From the Clocktower – Summer: The perfect time for preventable tragedies.

By Kathi Bliss



When you grow up in Texas, there are certain things you learn to recognize as absolute facts. They start as theories, and then you realize that the statistics back up the theories, and the theories become absolutes.

For instance, you can’t find a parking spot within three blocks of a football stadium after 6:30 p.m. on any given Friday night between August and November.

Everyone has a favorite brisket, and no one will ever change their mind about that brisket.

Everyone drinks Lone Star beer, and no one actually knows why.

And kids are going to die in locked cars in the summertime.

It’s that last fact that causes the gears in my mind to grind to a halt. But it is, as all the others, a statistical certainty.

In fact, according to a report released this week by San Antonio’s KSAT12, this year, Texas leads the nation in hot car deaths – by a couple of touchdowns. There have been 15 documented hot-car deaths in the United States this year. Texans are responsible for seven of them. Florida comes in second place… with two. Two. Texas has SEVEN.

I research it every year. I write about it every year. And after 15 years of researching and writing about it, I still don’t understand it. I don’t know that I ever will.

Last month, a Weatherford mother found her two children playing in the car, and locked them in the car to “teach them a lesson.” She then chose to smoke marijuana and take a nap for a few hours, during which time, her children cooked to death in the car. And my question there is, “if you don’t want your children playing in the car, why don’t you lock the doors?”

Just this weekend, a Ft. Worth toddler died after climbing into a disabled car in his yard, and a Houston infant died after his father dropped two older siblings off at daycare, but forgot about the 7-month-old in the back seat.

How does this happen? I really don’t understand how this happens.

How have we, as a society, become so distracted, that we forget while we’re commuting that we have children in the car? We scream it from the rooftops. We talk about it almost every day, from April to October. But still, we leave children in the car, day after day, to bake to death under the Texas sun.

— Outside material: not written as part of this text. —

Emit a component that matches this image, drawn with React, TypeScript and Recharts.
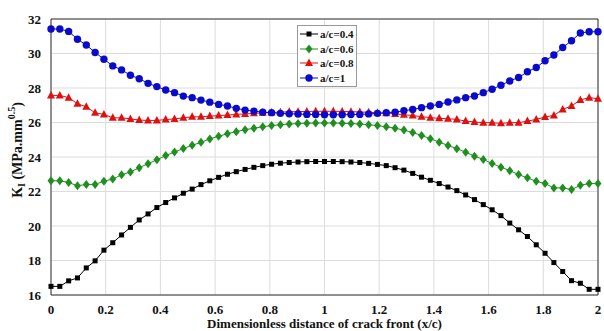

Why? What are we thinking about, that we’ve put ahead of thinking about our children? What could possibly be more important than that?

I’ll say the same thing I’ve said for the last 15 years. I’m not a parent. I can’t even IMAGINE how horrifying it must be to be in one of these situations, and as such, I can only rely on my own experience. I’ve left my Yeti tumbler in the car, more than once. I notice it inside of 10 minutes, in most cases. Never gone more than a half-hour without realizing I don’t have my TUMBLER. I can’t begin to put my head around leaving a CHILD in the car for several hours. What could be the distraction? What could ever be more important than a kid? I really just don’t understand. How does one “forget” that their child was in the car? And on average, it happens 37 times, every year (those statistics reflect 1998 – the present).

That might not seem like many. After all, approximately 710 kids die every year from accidental drowning. Statistically speaking, hot-car deaths are low on the list of “unintentional deaths.”

But, even so. There is nothing so stupid, nothing so needless, as the death of a child who baked to death in a hot car. And for Texas to be responsible for half of those deaths nationwide, so far this year? That’s flat inexcusable.

Look, y’all. This is Texas. We know it’s hot. We know that our flip-flops are going to melt into the asphalt if we walk across the parking lot too slowly (verifiable fact). We know that we’re going to get second-degree burns for grabbing our steering wheels, or sitting in short shorts on our leather seats in July (also a verifiable fact).

So I wish someone would please explain to me, with all the information we have available, why we would leave car doors unlocked, offering kids an opportunity to play inside them, or even worse, leave our kids inside our cars while we run errands. Or, worse still, how we can load a kid in our car in the morning, and “not remember” that we didn’t drop them at day care, or that we didn’t unload them when we got where we were going.